Dlaczego Fani FIFA w temacie PES próbują za wszelką cenę powiedzieć nam, że PES 2012 jest słaby? Nie rozumiem tego. Tak mi trochę zalatuje kompleksami w stosunku do produkcji KONAMI. Wygląda to tak, jakby wielu z nich nie może znieść, że PES 2012 jest dobry. Zakodowali jego po wersjach 2008/09/10 jako grę słabą i teraz nie mogą zdzierżyć zmiany sytuacji z nowymi odsłonami. Pes ma być słaby jak on może być dobry? No nie? Przecież był słaby?
@Pajgi
Tutaj dochodzimy do sedna sprawy o którym mówił Seabass. Mówisz gdyby ustawić czas na 90 to gra konkurencyjna byłaby lepsza. Problem polega na tym, że nikt takiego czasu nie ustawi, a te 90 minut trzeba włożyć w 10. To jest sztuka by właśnie w 10 min oddać mecz, który trwa 90. Tutaj PES zdecydowanie wygrywa. To właśnie mówił Sebass z jakiś z wywiadów. Gdyby w FIFA ustawiło się czas na 90 to była by lepsza pod względem symulacji, ale tak nie jest bo mecz ustawia się na 10 -15 min. Piszesz dalej o przypadku w PES, który tobie nie odpowiada. Mi w ogóle nie odpowiada przewidywalność w grze konkurencyjnej. Co to za gra w, której gracz czuje czy warto uderzyć czy nie bo i tak bramkarz z okna czy z dystansu wyjmie. Po co się spinać? Podejść wykończyć z pięciu metrów i lecimy dalej. Jeżeli nie uznajesz przypadków w grze to jest jedno znaczne, że jesteś zwolennikiem czystych wyrachowanych schematów bo tylko one tobie gwarantują wynik. Nie pogodzisz się z tym, że bramkarz twój ma słaby dzień i jest na niebieskiej strzałce.

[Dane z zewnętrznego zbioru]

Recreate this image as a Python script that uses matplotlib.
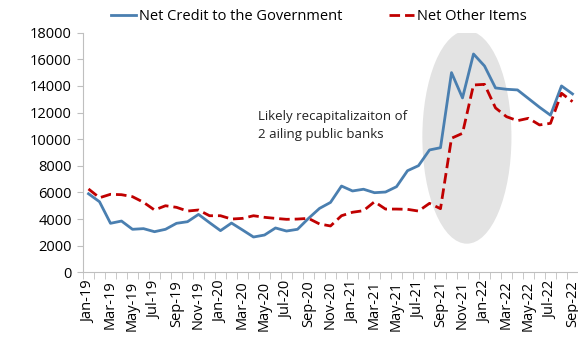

Wychodzisz z założenia, że wszyscy twoi piłkarze w każdy dzień mają taką samą formę. Dalej wychodzisz z założenia, że twój bramkarz jest nadczłowiekiem i tylko strzał do pustej bramki jest w stanie go pokonać. Wtedy właśnie trzeba tylko opanować dobre sprawdzone schemaciki i tniesz każdego gracza jednego po drugim.